More than 1,000 pensioners will get £49million in compensation after getting bad advice to transfer out of their British Steel retirement schemes.
The average pensioner will get around £45,000 under plans confirmed by the Financial Conduct Authority (FCA) regulator today.
Many British Steel pensioners lost up to £489,000 in life savings after getting duff financial advice to take money out of their defined benefit pensions.
The thousands of steelworkers, mainly from South Wales, transferred a total of around £2.8billion from the British Steel scheme after Tata Steel took over their pension liabilities in 2017.
But many lost money as a result.
The FCA has told the companies that gave the bad advice to do reviews and pay out money for any losses they caused.

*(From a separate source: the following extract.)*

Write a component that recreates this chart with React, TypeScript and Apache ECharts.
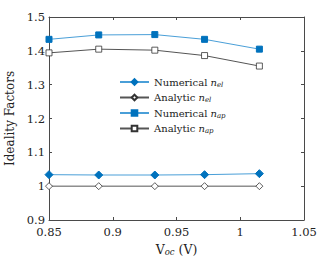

FCA executive director for consumers and competition Sheldon Mills said: “We found that almost half the advice given to members was unsuitable – an exceptionally high level compared with other cases.
“We will be watching advisers closely and have put in place checks so that consumers can have confidence that they’re being treated fairly under the scheme.”
The FCA is making a tool that firms will have to use to calculate redress payments.
Affected British Steel pensioners should be contacted by their financial adviser between February 28 and March 28, 2023.
All the pensions advice should be reviewed by the end of September 2023.
These retirees will have the choice of getting their redress payments as cash or as a top-up to their pension.
If they choose cash, pensioners should know how much they’ll get back by December 2023.
If they pick a pension top-up instead, they will know their compensation payment by February 2024.
Customers of firms that are no longer trading should make a claim with the Financial Services Compensation Scheme (FSCS).
AJ Bell head of retirement policy Tom Selby said: “Today’s news will undoubtedly come as a huge relief for those affected by the British Steel pension saga and brings those who received bad advice a step closer to receiving redress.
“Anyone who was misadvised to transfer out of their defined benefit British Steel pension scheme now has certainty over how the plan to pay their money back will work and when they should get their redress.”
But these British Steel pensioners will be getting £20million less than the FCA first suggested.
Mr Selby said: “This is partly because fewer people are now expected to receive redress and partly because annuity rates, used to determine the value of the payout, have improved substantially in 2022.”
As a result, the estimated average redress payment has fallen from £60,000 to £45,000.